## Given data
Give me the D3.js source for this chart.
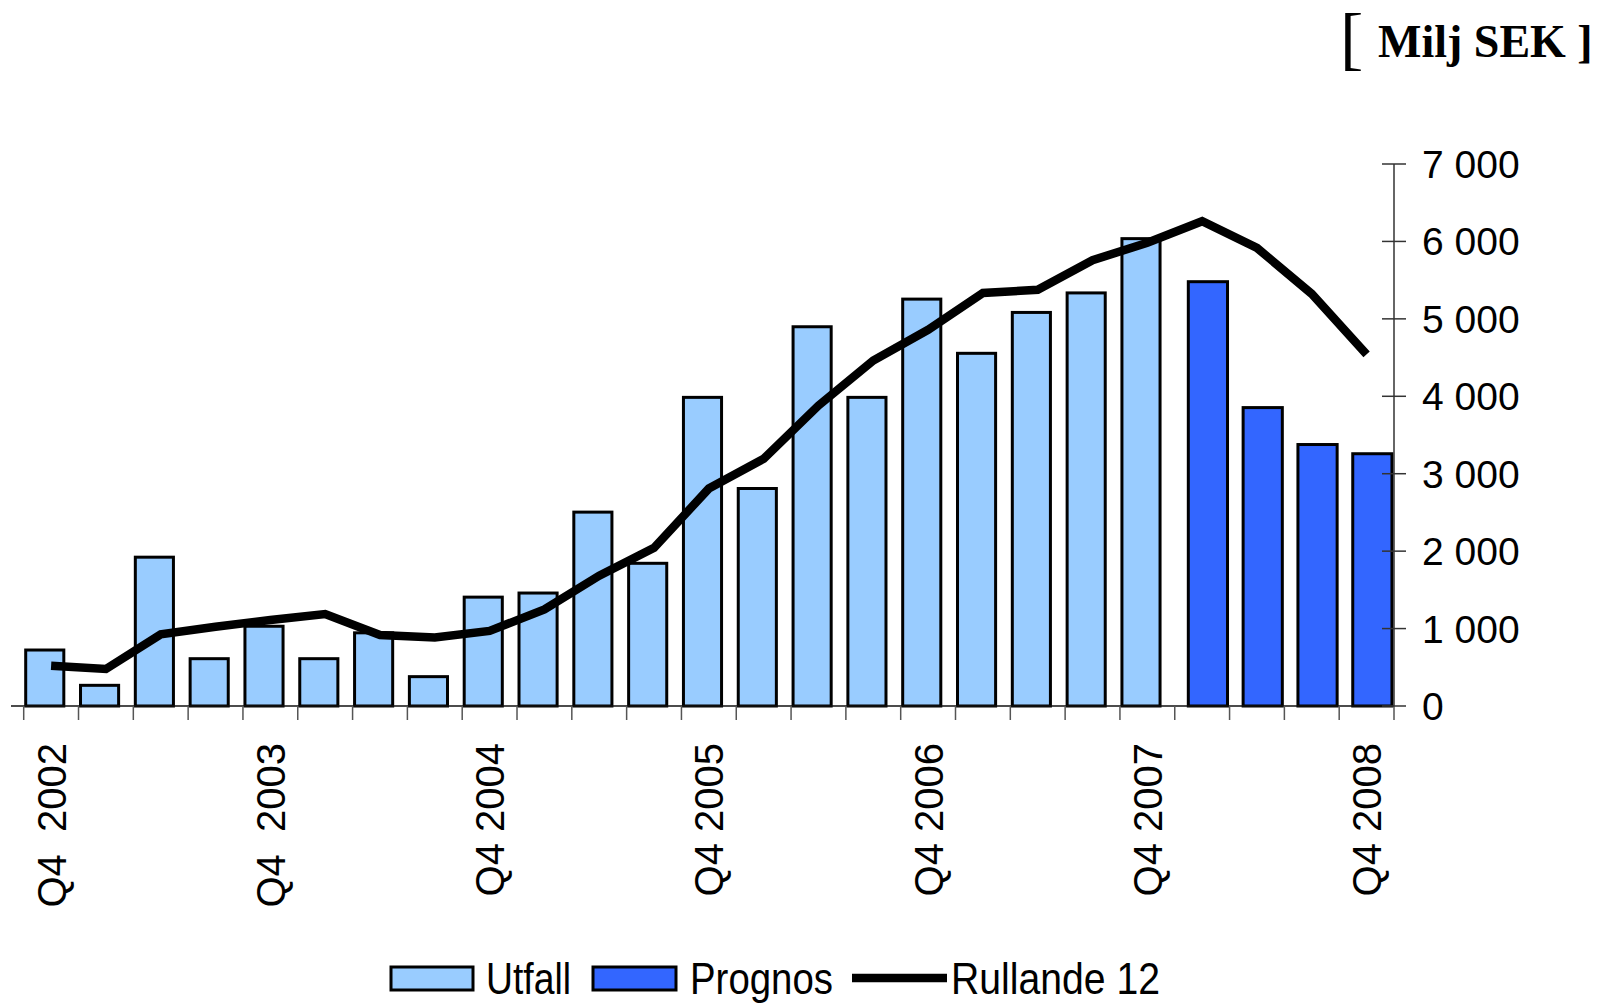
<!DOCTYPE html>
<html><head><meta charset="utf-8">
<script src="https://cdn.jsdelivr.net/npm/d3@7"></script>
<style>
html,body{margin:0;padding:0;background:#fff;}
svg{display:block;}
text{font-family:"Liberation Sans",Arial,sans-serif;fill:#000;}
</style></head>
<body>
<svg id="chart" width="1606" height="1005"></svg>
<script>
const categories = ["Q4 2002","Q1 2003","Q2 2003","Q3 2003","Q4 2003","Q1 2004","Q2 2004","Q3 2004","Q4 2004","Q1 2005","Q2 2005","Q3 2005","Q4 2005","Q1 2006","Q2 2006","Q3 2006","Q4 2006","Q1 2007","Q2 2007","Q3 2007","Q4 2007","Q1 2008","Q2 2008","Q3 2008","Q4 2008"];
const utfall = [723, 267, 1922, 611, 1030, 611, 945, 379, 1406, 1459, 2504, 1843, 3986, 2809, 4898, 3986, 5255, 4555, 5083, 5335, 6036, null, null, null, null];
const prognos = [null, null, null, null, null, null, null, null, null, null, null, null, null, null, null, null, null, null, null, null, null, 5480, 3854, 3377, 3258];
const rullande = [520, 478, 925, 1023, 1110, 1188, 917, 885, 970, 1247, 1684, 2042, 2809, 3192, 3880, 4462, 4859, 5335, 5375, 5758, 5983, 6261, 5916, 5322, 4541];
const yTicks = [0, 1000, 2000, 3000, 4000, 5000, 6000, 7000];
const xTickLabels = {"Q4 2002":"Q4  2002","Q4 2003":"Q4  2003","Q4 2004":"Q4 2004","Q4 2005":"Q4 2005","Q4 2006":"Q4 2006","Q4 2007":"Q4 2007","Q4 2008":"Q4 2008"};
const legendItems = ["Utfall","Prognos","Rullande 12"];

const svg = d3.select("#chart");
const x = d3.scaleBand().domain(categories).range([23.7, 1394]).paddingInner(0).paddingOuter(0);
const y = d3.scaleLinear().domain([0, 7000]).range([706, 164]);
const bw = x.bandwidth();

// Utfall bars
svg.append("g").selectAll("rect").data(categories.map((c,i)=>({c,v:utfall[i]})).filter(d=>d.v!=null))
  .join("rect")
  .attr("x", d => x(d.c) + 2)
  .attr("width", bw*0.75 - 3)
  .attr("y", d => y(d.v))
  .attr("height", d => y(0) - y(d.v))
  .attr("fill", "#99CCFF").attr("stroke", "#000").attr("stroke-width", 3);

// Prognos bars
svg.append("g").selectAll("rect").data(categories.map((c,i)=>({c,v:prognos[i]})).filter(d=>d.v!=null))
  .join("rect")
  .attr("x", d => x(d.c) + bw*0.22 + 1.5)
  .attr("width", bw*0.77 - 3)
  .attr("y", d => y(d.v))
  .attr("height", d => y(0) - y(d.v))
  .attr("fill", "#3366FF").attr("stroke", "#000").attr("stroke-width", 3);

// X axis
const xa = svg.append("g");
xa.append("line").attr("x1", 11).attr("x2", 1394).attr("y1", y(0)).attr("y2", y(0)).attr("stroke", "#111").attr("stroke-width", 1.5);
const bounds = categories.map(c => x(c)).concat([x.range()[1]]);
xa.selectAll("line.t").data(bounds).join("line").attr("class","t")
  .attr("x1", d=>d).attr("x2", d=>d).attr("y1", y(0)).attr("y2", y(0)+14)
  .attr("stroke", "#555").attr("stroke-width", 1.5);
xa.selectAll("text").data(categories.filter(c => xTickLabels[c]))
  .join("text")
  .attr("transform", d => `translate(${x(d)+bw/2},743) rotate(-90)`)
  .attr("text-anchor", "end").attr("dy", "0.36em")
  .style("white-space","pre")
  .attr("font-size", 40)
  .text(d => xTickLabels[d]);

// Y axis (right)
const ya = svg.append("g");
ya.append("line").attr("x1", 1394).attr("x2", 1394).attr("y1", y(7000)).attr("y2", y(0)).attr("stroke", "#333").attr("stroke-width", 1.5);
ya.selectAll("line.t").data(yTicks).join("line").attr("class","t")
  .attr("x1", 1382).attr("x2", 1406).attr("y1", d=>y(d)).attr("y2", d=>y(d))
  .attr("stroke", "#333").attr("stroke-width", 1.5);
const fmt = v => d3.format(",")(v).replace(/,/g, " ");
ya.selectAll("text").data(yTicks).join("text")
  .attr("x", 1422).attr("y", d=>y(d)).attr("dy","0.36em")
  .attr("font-size", 39).text(d => fmt(d));

// Rolling line
const line = d3.line().x((d,i)=>x(categories[i]) + bw/2).y(d=>y(d));
svg.append("path").attr("d", line(rullande)).attr("fill","none").attr("stroke","#000").attr("stroke-width",8.5).attr("stroke-linejoin","miter");

// Unit title
svg.append("text").attr("x", 1340).attr("y", 62).attr("font-size", 70)
  .style("font-family", "'Liberation Serif','Times New Roman',serif").text("[");
svg.append("text").attr("x", 1378).attr("y", 57).attr("font-size", 46).attr("font-weight","bold")
  .style("font-family", "'Liberation Serif','Times New Roman',serif").text("Milj SEK ]");

// Legend
const lg = svg.append("g");
lg.append("rect").attr("x", 391).attr("y", 967).attr("width", 82).attr("height", 23).attr("fill","#99CCFF").attr("stroke","#000").attr("stroke-width",3);
lg.append("rect").attr("x", 593).attr("y", 967).attr("width", 83).attr("height", 23).attr("fill","#3366FF").attr("stroke","#000").attr("stroke-width",3);
lg.append("line").attr("x1", 852).attr("x2", 947).attr("y1", 978).attr("y2", 978).attr("stroke","#000").attr("stroke-width",8.5);
const lx = [486, 690, 951];
const lw = [85, 143, 209];
lg.selectAll("text").data(legendItems).join("text")
  .attr("x", (d,i)=>lx[i]).attr("y", 994).attr("font-size", 44)
  .attr("textLength", (d,i)=>lw[i]).attr("lengthAdjust","spacingAndGlyphs")
  .text(d=>d);
</script>
</body></html>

## Stated problem
Write out the data precisely as given, excluding the pictures.

## Answer to this exercise
Give me the D3.js source for this chart.
<!DOCTYPE html>
<html><head><meta charset="utf-8">
<script src="https://cdn.jsdelivr.net/npm/d3@7"></script>
<style>
html,body{margin:0;padding:0;background:#fff;}
svg{display:block;}
text{font-family:"Liberation Sans",Arial,sans-serif;fill:#000;}
</style></head>
<body>
<svg id="chart" width="1606" height="1005"></svg>
<script>
const categories = ["Q4 2002","Q1 2003","Q2 2003","Q3 2003","Q4 2003","Q1 2004","Q2 2004","Q3 2004","Q4 2004","Q1 2005","Q2 2005","Q3 2005","Q4 2005","Q1 2006","Q2 2006","Q3 2006","Q4 2006","Q1 2007","Q2 2007","Q3 2007","Q4 2007","Q1 2008","Q2 2008","Q3 2008","Q4 2008"];
const utfall = [723, 267, 1922, 611, 1030, 611, 945, 379, 1406, 1459, 2504, 1843, 3986, 2809, 4898, 3986, 5255, 4555, 5083, 5335, 6036, null, null, null, null];
const prognos = [null, null, null, null, null, null, null, null, null, null, null, null, null, null, null, null, null, null, null, null, null, 5480, 3854, 3377, 3258];
const rullande = [520, 478, 925, 1023, 1110, 1188, 917, 885, 970, 1247, 1684, 2042, 2809, 3192, 3880, 4462, 4859, 5335, 5375, 5758, 5983, 6261, 5916, 5322, 4541];
const yTicks = [0, 1000, 2000, 3000, 4000, 5000, 6000, 7000];
const xTickLabels = {"Q4 2002":"Q4  2002","Q4 2003":"Q4  2003","Q4 2004":"Q4 2004","Q4 2005":"Q4 2005","Q4 2006":"Q4 2006","Q4 2007":"Q4 2007","Q4 2008":"Q4 2008"};
const legendItems = ["Utfall","Prognos","Rullande 12"];

const svg = d3.select("#chart");
const x = d3.scaleBand().domain(categories).range([23.7, 1394]).paddingInner(0).paddingOuter(0);
const y = d3.scaleLinear().domain([0, 7000]).range([706, 164]);
const bw = x.bandwidth();

// Utfall bars
svg.append("g").selectAll("rect").data(categories.map((c,i)=>({c,v:utfall[i]})).filter(d=>d.v!=null))
  .join("rect")
  .attr("x", d => x(d.c) + 2)
  .attr("width", bw*0.75 - 3)
  .attr("y", d => y(d.v))
  .attr("height", d => y(0) - y(d.v))
  .attr("fill", "#99CCFF").attr("stroke", "#000").attr("stroke-width", 3);

// Prognos bars
svg.append("g").selectAll("rect").data(categories.map((c,i)=>({c,v:prognos[i]})).filter(d=>d.v!=null))
  .join("rect")
  .attr("x", d => x(d.c) + bw*0.22 + 1.5)
  .attr("width", bw*0.77 - 3)
  .attr("y", d => y(d.v))
  .attr("height", d => y(0) - y(d.v))
  .attr("fill", "#3366FF").attr("stroke", "#000").attr("stroke-width", 3);

// X axis
const xa = svg.append("g");
xa.append("line").attr("x1", 11).attr("x2", 1394).attr("y1", y(0)).attr("y2", y(0)).attr("stroke", "#111").attr("stroke-width", 1.5);
const bounds = categories.map(c => x(c)).concat([x.range()[1]]);
xa.selectAll("line.t").data(bounds).join("line").attr("class","t")
  .attr("x1", d=>d).attr("x2", d=>d).attr("y1", y(0)).attr("y2", y(0)+14)
  .attr("stroke", "#555").attr("stroke-width", 1.5);
xa.selectAll("text").data(categories.filter(c => xTickLabels[c]))
  .join("text")
  .attr("transform", d => `translate(${x(d)+bw/2},743) rotate(-90)`)
  .attr("text-anchor", "end").attr("dy", "0.36em")
  .style("white-space","pre")
  .attr("font-size", 40)
  .text(d => xTickLabels[d]);

// Y axis (right)
const ya = svg.append("g");
ya.append("line").attr("x1", 1394).attr("x2", 1394).attr("y1", y(7000)).attr("y2", y(0)).attr("stroke", "#333").attr("stroke-width", 1.5);
ya.selectAll("line.t").data(yTicks).join("line").attr("class","t")
  .attr("x1", 1382).attr("x2", 1406).attr("y1", d=>y(d)).attr("y2", d=>y(d))
  .attr("stroke", "#333").attr("stroke-width", 1.5);
const fmt = v => d3.format(",")(v).replace(/,/g, " ");
ya.selectAll("text").data(yTicks).join("text")
  .attr("x", 1422).attr("y", d=>y(d)).attr("dy","0.36em")
  .attr("font-size", 39).text(d => fmt(d));

// Rolling line
const line = d3.line().x((d,i)=>x(categories[i]) + bw/2).y(d=>y(d));
svg.append("path").attr("d", line(rullande)).attr("fill","none").attr("stroke","#000").attr("stroke-width",8.5).attr("stroke-linejoin","miter");

// Unit title
svg.append("text").attr("x", 1340).attr("y", 62).attr("font-size", 70)
  .style("font-family", "'Liberation Serif','Times New Roman',serif").text("[");
svg.append("text").attr("x", 1378).attr("y", 57).attr("font-size", 46).attr("font-weight","bold")
  .style("font-family", "'Liberation Serif','Times New Roman',serif").text("Milj SEK ]");

// Legend
const lg = svg.append("g");
lg.append("rect").attr("x", 391).attr("y", 967).attr("width", 82).attr("height", 23).attr("fill","#99CCFF").attr("stroke","#000").attr("stroke-width",3);
lg.append("rect").attr("x", 593).attr("y", 967).attr("width", 83).attr("height", 23).attr("fill","#3366FF").attr("stroke","#000").attr("stroke-width",3);
lg.append("line").attr("x1", 852).attr("x2", 947).attr("y1", 978).attr("y2", 978).attr("stroke","#000").attr("stroke-width",8.5);
const lx = [486, 690, 951];
const lw = [85, 143, 209];
lg.selectAll("text").data(legendItems).join("text")
  .attr("x", (d,i)=>lx[i]).attr("y", 994).attr("font-size", 44)
  .attr("textLength", (d,i)=>lw[i]).attr("lengthAdjust","spacingAndGlyphs")
  .text(d=>d);
</script>
</body></html>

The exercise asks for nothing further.